National Analytical Radiation Environmental Laboratory (NAREL)

Photo of EPA’s National Air and Radiation Environmental Laboratory in Montgomery, Alabama.

75,201 gross square feet (GSF)

Energy Intensity:
FY 2019: 288,717 Btu per GSF
42.9% reduction from FY 2003

Water Intensity:
FY 2019: 59.54 gallons per GSF
34.1% reduction from FY 2007

Montgomery, Alabama

Located on Maxwell Air Force Base, NAREL provides radiological monitoring data to support rulemaking and radiological emergency response activities. The Environmental Radiation Ambient Monitoring System is the only nationwide environmental radiation monitoring network in the United States. NAREL also supports Superfund and enforcement activities with laboratory and field measurements and technical assistance for radioactive and hazardous chemical (mixed waste) contaminants.
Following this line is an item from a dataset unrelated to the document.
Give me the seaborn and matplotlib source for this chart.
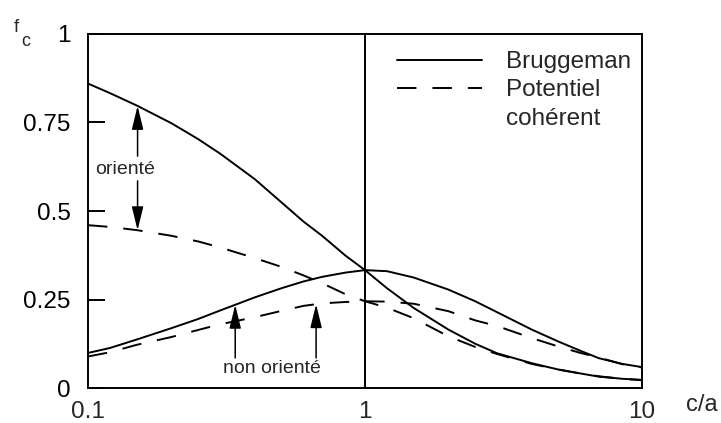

The facility includes a state-of-the-art radioanalytical laboratory and office space.

Sustainable Features

  • Eight 4.5-kilowatt solar lighting fixtures in the facility’s back parking lot illuminate the space, making travel safer after dark. The lights are motion- and light-sensitive; they store the power needed to operate for approximately five days in two 100-amp batteries and reduce power to 50 percent when the lot is empty.
  • An air handler condensate recovery system collects about 800,000 gallons of water per year for the facility's cooling tower, which accounts for 65 percent of the facility's water use.
  • The laboratory has eliminated all forms of single-pass equipment cooling.
  • An infrastructure replacement project (IRP) includes new laboratory and office areas, as well as two new air handling units capable of providing heating, ventilation and air conditioning for the entire main laboratory facility. It also includes a new exhaust fan sized to serve the main laboratory fume hoods. The IRP will ultimately reduce the number of fume hoods by 25 percent and save an estimated 2.7 billion British thermal units per year.
  • No landscape irrigation water is used at the laboratory, as grasses and shrubs are climate-appropriate and survive on natural rainfall.